Les Bédouins, musulmans et Israéliens: pris entre deux feux


Normand Lester
Des commandos israéliens ont secouru dans un tunnel de Gaza un otage bédouin musulman kidnappé par le Hamas lors de l’attaque du 7 octobre. Kaid Farhan Alkadi a été capturé au kibboutz Magen, près de la frontière de Gaza, où il travaillait comme agent de sécurité.
Au moins 20 Bédouins israéliens ont été tués le 7 octobre par le Hamas, la plupart lorsque ses combattants ont attaqué des fermes près de Gaza tuant quelque 1200 personnes, une majorité de civils. Six Bédouins musulmans ont été pris en otages parmi les 240 personnes kidnappées par le Hamas.
Les Bédouins – à l’origine des pasteurs nomades – vivent en marge de la société israélienne. Ils sont plus de 200 000 à se sentir différents à la fois de la majorité juive et des Palestiniens. Bien qu’ils soient des Arabes musulmans comme eux, ils se considèrent comme membres d’une communauté distincte.
Il existe même dans l’armée israélienne un bataillon bédouin avec un effectif entre 300 et 600 hommes qui a été engagé à Gaza. Nétanyahou leur a rendu visite, les félicitant pour avoir «combattu héroïquement» pour Israël. 154 soldats bédouins sont morts en combattant pour Israël dans toutes ses guerres.

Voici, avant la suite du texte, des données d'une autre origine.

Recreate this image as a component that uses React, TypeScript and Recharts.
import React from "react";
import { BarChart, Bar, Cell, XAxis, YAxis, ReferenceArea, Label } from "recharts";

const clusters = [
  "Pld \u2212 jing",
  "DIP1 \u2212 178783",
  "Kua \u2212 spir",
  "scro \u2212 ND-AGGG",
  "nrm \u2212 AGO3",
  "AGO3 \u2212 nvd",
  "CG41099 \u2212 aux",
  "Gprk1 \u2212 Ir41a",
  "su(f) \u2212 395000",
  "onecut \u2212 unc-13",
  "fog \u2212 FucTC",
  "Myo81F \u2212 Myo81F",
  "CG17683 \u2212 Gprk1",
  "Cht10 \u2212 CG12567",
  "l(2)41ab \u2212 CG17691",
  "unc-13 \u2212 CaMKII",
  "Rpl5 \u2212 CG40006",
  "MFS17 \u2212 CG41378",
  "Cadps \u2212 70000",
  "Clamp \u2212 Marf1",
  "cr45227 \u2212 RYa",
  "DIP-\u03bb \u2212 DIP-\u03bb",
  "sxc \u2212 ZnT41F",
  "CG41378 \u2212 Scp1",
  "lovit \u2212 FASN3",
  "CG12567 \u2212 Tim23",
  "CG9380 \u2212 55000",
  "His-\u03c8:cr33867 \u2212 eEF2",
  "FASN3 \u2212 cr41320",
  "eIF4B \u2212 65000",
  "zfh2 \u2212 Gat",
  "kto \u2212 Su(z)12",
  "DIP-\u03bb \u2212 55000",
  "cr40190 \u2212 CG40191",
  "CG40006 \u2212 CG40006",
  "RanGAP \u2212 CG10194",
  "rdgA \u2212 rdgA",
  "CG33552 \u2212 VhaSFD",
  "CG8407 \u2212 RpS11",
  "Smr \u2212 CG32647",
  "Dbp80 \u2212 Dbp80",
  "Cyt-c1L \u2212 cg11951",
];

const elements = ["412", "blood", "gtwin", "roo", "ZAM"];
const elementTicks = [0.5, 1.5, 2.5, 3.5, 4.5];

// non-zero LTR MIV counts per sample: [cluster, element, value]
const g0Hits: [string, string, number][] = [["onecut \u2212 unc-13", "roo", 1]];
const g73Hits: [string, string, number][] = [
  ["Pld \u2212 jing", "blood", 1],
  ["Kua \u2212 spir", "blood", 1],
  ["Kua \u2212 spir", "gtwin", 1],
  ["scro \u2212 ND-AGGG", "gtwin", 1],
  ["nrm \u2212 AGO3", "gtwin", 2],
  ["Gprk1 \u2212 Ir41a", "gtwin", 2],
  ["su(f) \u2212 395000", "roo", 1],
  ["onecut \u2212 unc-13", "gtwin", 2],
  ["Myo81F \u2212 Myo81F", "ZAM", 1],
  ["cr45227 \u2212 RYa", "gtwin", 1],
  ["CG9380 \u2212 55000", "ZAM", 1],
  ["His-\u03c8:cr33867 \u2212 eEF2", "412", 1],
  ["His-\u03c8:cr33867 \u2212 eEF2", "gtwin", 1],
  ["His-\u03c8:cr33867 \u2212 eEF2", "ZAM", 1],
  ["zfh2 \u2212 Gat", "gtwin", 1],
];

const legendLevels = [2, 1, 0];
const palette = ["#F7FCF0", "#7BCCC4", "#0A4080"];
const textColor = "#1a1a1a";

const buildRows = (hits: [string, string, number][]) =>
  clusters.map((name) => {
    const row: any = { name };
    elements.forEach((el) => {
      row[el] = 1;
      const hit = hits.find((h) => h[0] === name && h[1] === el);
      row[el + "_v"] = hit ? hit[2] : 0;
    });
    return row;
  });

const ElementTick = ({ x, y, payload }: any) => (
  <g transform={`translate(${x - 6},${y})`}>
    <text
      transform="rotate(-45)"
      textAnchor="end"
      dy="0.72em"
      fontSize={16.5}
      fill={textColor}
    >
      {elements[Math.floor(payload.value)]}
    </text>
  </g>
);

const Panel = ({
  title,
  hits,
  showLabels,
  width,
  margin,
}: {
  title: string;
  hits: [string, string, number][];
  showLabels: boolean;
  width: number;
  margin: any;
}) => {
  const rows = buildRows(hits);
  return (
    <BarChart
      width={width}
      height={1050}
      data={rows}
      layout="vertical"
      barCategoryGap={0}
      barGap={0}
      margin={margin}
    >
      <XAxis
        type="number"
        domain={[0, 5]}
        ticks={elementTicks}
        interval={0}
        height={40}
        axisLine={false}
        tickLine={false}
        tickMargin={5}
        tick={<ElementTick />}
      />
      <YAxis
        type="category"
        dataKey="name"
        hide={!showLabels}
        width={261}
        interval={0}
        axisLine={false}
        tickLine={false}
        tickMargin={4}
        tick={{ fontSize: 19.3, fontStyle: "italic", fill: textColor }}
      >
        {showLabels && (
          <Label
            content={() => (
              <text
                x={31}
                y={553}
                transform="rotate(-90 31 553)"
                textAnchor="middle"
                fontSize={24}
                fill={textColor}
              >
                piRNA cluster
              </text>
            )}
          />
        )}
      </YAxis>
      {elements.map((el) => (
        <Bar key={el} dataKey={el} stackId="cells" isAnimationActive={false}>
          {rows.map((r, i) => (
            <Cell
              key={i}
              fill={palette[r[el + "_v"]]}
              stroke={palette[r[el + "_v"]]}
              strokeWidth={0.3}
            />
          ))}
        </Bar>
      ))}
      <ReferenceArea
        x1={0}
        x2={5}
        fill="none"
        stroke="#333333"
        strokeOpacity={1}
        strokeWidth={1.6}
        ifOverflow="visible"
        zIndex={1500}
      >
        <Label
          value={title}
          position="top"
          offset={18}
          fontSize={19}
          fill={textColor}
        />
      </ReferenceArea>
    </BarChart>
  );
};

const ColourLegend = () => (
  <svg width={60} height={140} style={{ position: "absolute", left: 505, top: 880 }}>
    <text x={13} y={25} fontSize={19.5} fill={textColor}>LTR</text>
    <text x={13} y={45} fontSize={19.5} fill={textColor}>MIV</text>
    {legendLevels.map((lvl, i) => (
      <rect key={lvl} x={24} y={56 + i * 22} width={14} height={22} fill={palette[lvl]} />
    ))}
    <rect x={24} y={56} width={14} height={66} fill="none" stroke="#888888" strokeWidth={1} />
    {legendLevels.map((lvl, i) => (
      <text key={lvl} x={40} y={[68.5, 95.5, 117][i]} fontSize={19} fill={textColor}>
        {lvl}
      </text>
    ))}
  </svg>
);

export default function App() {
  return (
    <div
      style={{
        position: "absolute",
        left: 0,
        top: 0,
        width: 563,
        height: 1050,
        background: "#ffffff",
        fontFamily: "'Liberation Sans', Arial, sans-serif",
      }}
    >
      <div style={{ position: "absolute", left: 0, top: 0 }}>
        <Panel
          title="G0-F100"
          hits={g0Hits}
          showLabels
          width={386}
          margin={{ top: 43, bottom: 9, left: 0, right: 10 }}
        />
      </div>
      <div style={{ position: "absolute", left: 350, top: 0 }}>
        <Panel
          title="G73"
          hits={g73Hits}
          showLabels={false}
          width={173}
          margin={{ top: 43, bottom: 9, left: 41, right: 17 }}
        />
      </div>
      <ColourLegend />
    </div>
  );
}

Les Bédouins et leurs chameaux, maîtres du désert
Pendant des siècles, les tribus bédouines ont parcouru non seulement le Néguev, mais aussi la Jordanie et la péninsule du Sinaï. Lors de la fondation d’Israël en 1948, seuls 11 000 des 90 000 Bédouins y étaient restés, le reste ayant fui vers la Jordanie et le Sinaï. Ceux qui sont restés ont reçu la citoyenneté israélienne, regroupés dans une zone sous administration militaire dans le Néguev. Sept villages y ont été établis par Israël pour les sédentariser entre 1968 et 1989.

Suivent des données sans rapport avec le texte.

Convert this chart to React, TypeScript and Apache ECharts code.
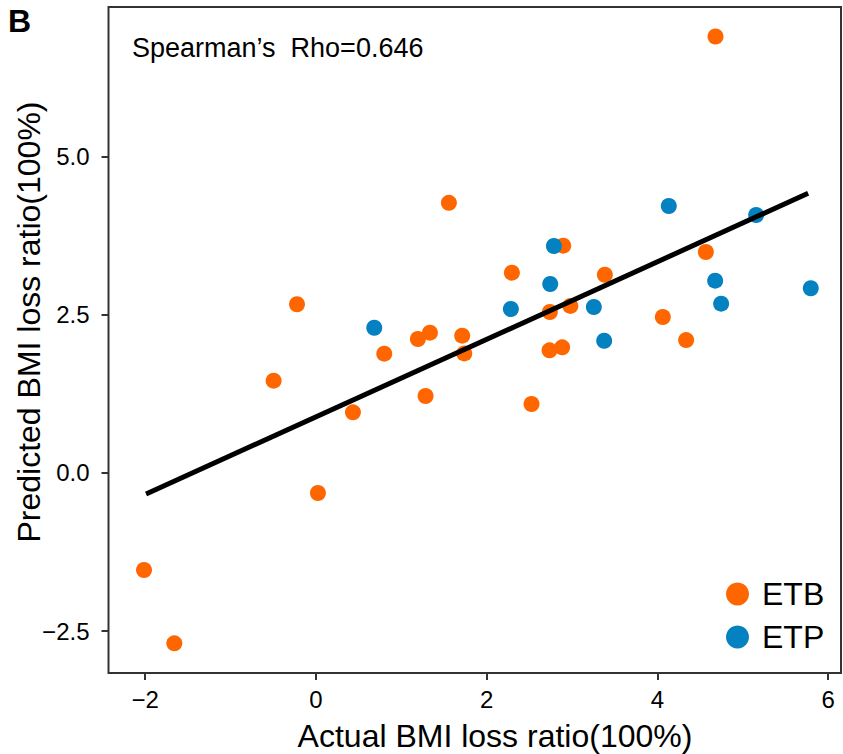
import React, { useEffect, useRef } from "react";
import * as echarts from "echarts";

// Actual vs. predicted BMI loss ratio (units of 100%)
const etbActual = [4.68, 1.557, 2.896, 2.295, 3.384, 4.567, -0.222, 2.74, 2.98, 4.063, 4.336, 2.736, 2.884, 2.525, 1.194, 1.335, 1.713, 1.737, 0.8, -0.496, 1.284, 0.433, 0.023, -2.014, -1.659];
const etbPredicted = [6.9, 4.27, 3.593, 3.166, 3.134, 3.493, 2.666, 2.544, 2.64, 2.465, 2.1, 1.938, 1.986, 1.09, 2.117, 2.217, 2.17, 1.89, 1.885, 1.458, 1.216, 0.958, -0.318, -1.535, -2.695];

const etpActual = [0.683, 4.133, 5.156, 2.787, 2.744, 2.283, 3.255, 3.376, 4.676, 4.746, 5.796];
const etpPredicted = [2.296, 4.22, 4.078, 3.588, 2.987, 2.592, 2.623, 2.09, 3.04, 2.676, 2.919];

// Linear fit, drawn across the range of the data
const fitX = [-1.99, 5.765];
const fitY = [-0.334, 4.421];

const xTicks = [-2, 0, 2, 4, 6];
const yTicks = [-2.5, 0, 2.5, 5];

const groupNames = ["ETB", "ETP"];
const groupColors = ["#FF6600", "#0381C1"];

const FONT = "'Liberation Sans', Arial, Helvetica, sans-serif";

const minus = (s: string) => s.replace("-", "\u2212");

export default function App() {
  const ref = useRef<HTMLDivElement>(null);

  useEffect(() => {
    if (!ref.current) return;
    const chart = echarts.init(ref.current, null, { renderer: "svg" });

    const zip = (xs: number[], ys: number[]) => xs.map((x, i) => [x, ys[i]]);

    chart.setOption({
      animation: false,
      backgroundColor: "#ffffff",
      textStyle: { fontFamily: FONT },
      grid: {
        left: 108.5,
        top: 7,
        right: 2,
        bottom: 81,
        show: true,
        borderColor: "#333333",
        borderWidth: 2,
        backgroundColor: "transparent",
      },
      xAxis: {
        type: "value",
        min: -2.43,
        max: 6.15,
        splitLine: { show: false },
        axisLine: { show: false, onZero: false },
        axisTick: {
          show: true,
          length: 7,
          lineStyle: { color: "#333333", width: 2 },
          customValues: xTicks,
        },
        axisLabel: {
          customValues: xTicks,
          margin: 14,
          fontSize: 24,
          color: "#000000",
          fontFamily: FONT,
          formatter: (v: number) => minus(String(v)),
        },
      },
      yAxis: {
        type: "value",
        min: -3.164,
        max: 7.367,
        splitLine: { show: false },
        axisLine: { show: false, onZero: false },
        axisTick: {
          show: true,
          length: 7,
          lineStyle: { color: "#333333", width: 2 },
          customValues: yTicks,
        },
        axisLabel: {
          customValues: yTicks,
          margin: 19,
          fontSize: 24,
          color: "#000000",
          fontFamily: FONT,
          formatter: (v: number) => minus(v.toFixed(1)),
        },
      },
      legend: {
        orient: "vertical",
        left: 721,
        top: 573,
        itemWidth: 23,
        itemHeight: 23,
        itemGap: 11,
        icon: "circle",
        data: groupNames,
        textStyle: {
          fontSize: 32,
          color: "#000000",
          fontFamily: FONT,
          padding: [0, 0, 0, 8],
        },
      },
      series: [
        {
          name: groupNames[0],
          type: "scatter",
          symbol: "circle",
          symbolSize: 16,
          itemStyle: { color: groupColors[0], opacity: 1 },
          data: zip(etbActual, etbPredicted),
          z: 2,
        },
        {
          name: groupNames[1],
          type: "scatter",
          symbol: "circle",
          symbolSize: 16,
          itemStyle: { color: groupColors[1], opacity: 1 },
          data: zip(etpActual, etpPredicted),
          z: 3,
        },
        {
          name: "fit",
          type: "line",
          showSymbol: false,
          symbol: "none",
          lineStyle: { color: "#000000", width: 5, cap: "butt" },
          data: zip(fitX, fitY),
          z: 4,
          silent: true,
        },
      ],
      graphic: [
        {
          type: "text",
          left: 8,
          top: 5,
          style: {
            text: "B",
            fontSize: 32,
            fontWeight: "bold",
            fontFamily: FONT,
            fill: "#000000",
          },
        },
        {
          type: "text",
          x: 132,
          y: 48,
          style: {
            text: "Spearman\u2019s  Rho=0.646",
            fontSize: 27,
            fontFamily: FONT,
            fill: "#000000",
            align: "left",
            verticalAlign: "middle",
          },
        },
        {
          type: "text",
          x: 495,
          y: 736,
          style: {
            text: "Actual BMI loss ratio(100%)",
            fontSize: 32,
            fontFamily: FONT,
            fill: "#000000",
            align: "center",
            verticalAlign: "middle",
          },
        },
        {
          type: "text",
          x: 29,
          y: 322,
          rotation: Math.PI / 2,
          style: {
            text: "Predicted BMI loss ratio(100%)",
            fontSize: 32,
            fontFamily: FONT,
            fill: "#000000",
            align: "center",
            verticalAlign: "middle",
          },
        },
      ],
    });

    return () => chart.dispose();
  }, []);

  return <div ref={ref} style={{ width: 843, height: 754, position: "absolute", left: 0, top: 0 }} />;
}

Bien que les Bédouins d’Israël continuent d’être perçus comme des nomades, ils sont aujourd’hui entièrement sédentarisés et environ la moitié d’entre eux vivent en zone urbanisée. Les Bédouins du Néguev élèvent toujours des moutons et des chèvres. En quelques années, la moitié de la population bédouine s’est installée dans les cantons créés à leur intention par le gouvernement israélien. Les autres ont refusé de quitter leurs terres ancestrales, quelque 35 villages – comptant environ 100 000 habitants – qui restent non autorisés et ne disposent donc ni d’eau, ni d’électricité, leurs habitants risquant d’être déplacés. Israël donne des ordres de démolition de maisons dans ces colonies non reconnues où toute construction est interdite.
La démolition par les autorités israéliennes en mai 2024 de 47 habitations dans un village bédouin non reconnu, Wadi al Khalil du Néguev, sans consultation ni indemnisation appropriées, a été dénoncée par Amnesty International.
La démolition a été ordonnée pour permettre l’extension d’une autoroute vers le sud. Ces démolitions vont obliger l’expulsion forcée de plus de 300 habitants de Wadi al-Khalil, l’un des neuf villages non reconnus compris dans le projet.
Économiquement, les Bédouins constituent la communauté la plus défavorisée d’Israël. Ils ont le taux de chômage le plus élevé du pays et plus de la moitié vivent dans la pauvreté. La situation s’est empirée depuis le 7 octobre. Beaucoup d’entre eux travaillaient en effet dans des projets agricoles dans les kibboutzim proches de Gaza. Des leaders bédouins considèrent le déplacement massif des habitants de Gaza et les appels de certains leaders israéliens à déplacer les populations palestiniennes vers les pays voisins comme un avertissement, voire un prélude à ce qui pourrait leur arriver.
Dans le journal Le Monde, on rapportait que, peu après 7 octobre 2023, des centaines de Bédouins établis en Cisjordanie avaient été chassés de leur terre. Une stratégie de déplacement orchestrée par les colons israéliens depuis 2017, selon ce quotidien.